Cumulative energy use factor

The cumulative energy use factor describes the overall primary energy consumption which is linked with the creation or use of a product or a service, including all preproduction chains but without primary energy used as materials such as mineral oil in plastic products. Furthermore, the energy utilised for the disposal is not taken into account. Since there is not a widely used abbreviation for this factor in English so far we use the German abbreviation KEV in this users’ guide


Efficiency is defined as the ratio of the energy output to the energy input of a machine.

Final energy

(also: energy supplied) Final energy is the part of the secondary energy that is available to the consumer. It equals the secondary energy less losses such as transmission and transformation losses and is finally converted into useful energy.

Greenhouse gases

Greenhouse gases are gaseous pollutants released into the atmosphere through the burning of fossil fuels and through other avenues, which amplify the greenhouse effect. The Kyoto protocol includes the following greenhouse gases: Carbon dioxide (CO2), Methane (CH4), Nitrous oxide (N2O), Hydrofluorocarbons (HFCs), Perfluorocarbons (PFCs), and Sulphur hexafluoride (SF6)

Gross internal floor area

The gross internal floor area of a building is the area measured to the internal face of the perimeter wall at each floor level. It includes areas occupied by internal walls and partitions, columns, piers and other internal projections, internal balconies, stairwells, toilets, lift lobbies, fire corridors, atria measured at base level only, and covered plant rooms. It excludes the perimeter wall thickness and external projections, external balconies and external fire escapes. Furthermore, unused areas such as unheated cellars or lofts are not included in the gross internal floor area. Its unit is m².

Lower heating value (LHV)

(also: net calorific value, lower calorific value, net heating value) The lower heating value is the total heat produced on the complete combustion of a fuel less the energy in the uncooled products of combustion. Among these is uncondensed water vapour.

Primary energy

Primary energy is the energy that has not been subjected to any conversion or transformation process. It is contained in fossil fuels and energy derived from renewable sources such as the sun, wind and waves. All the energy which we use comes from these primary sources, though very often the energy may be supplied in the form of secondary fuels such as electricity, manufactured gas, or coke.

Primary energy ratio

The primary energy ratio describes the consumption of primary energy per square metre of the internal gross floor area of the building and per year.

Secondary energy

Secondary energy is the energy produced by the conversion of primary energy, e. g. electricity, hydrogen, or petrol.
Upper heating value (UHV)
(also: gross calorific value, higher calorific value) The higher heating value of a fuel is the total heat developed after the products of a complete combustion are cooled to the original fuel temperature.

Useful energy

Useful energy is the portion of final energy which is actually available after final conversion to the consumer for the respective use.

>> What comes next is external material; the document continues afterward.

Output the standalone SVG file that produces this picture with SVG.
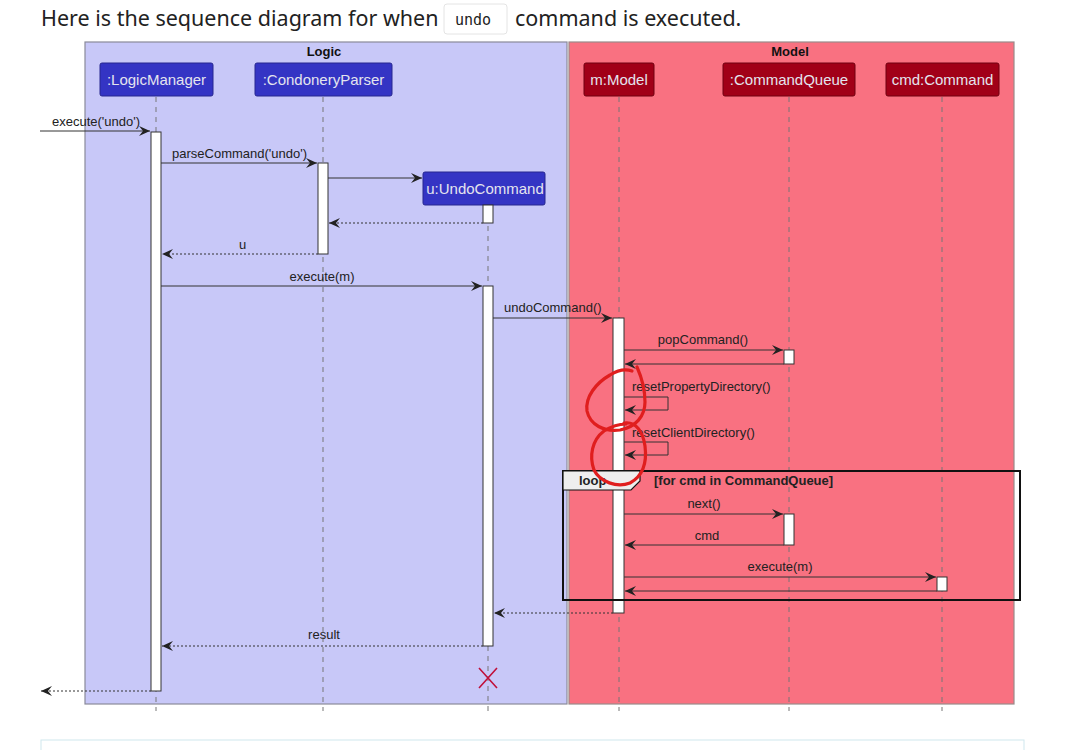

In final conversion, electricity becomes for instance light, mechanical energy or heat.

Water ratio

The water ratio describes the consumption of water per square metre of the internal gross floor area of the building and per year. For swimming
pools, it’s more pertinent to speak about water consumption per swimmer/user.

Weather correction factor

The weather correction factor is supposed to take into account the climatic difference between the year your data is from and an average year. Please note that this factor does not take into account climatic differences between two different climatic zones.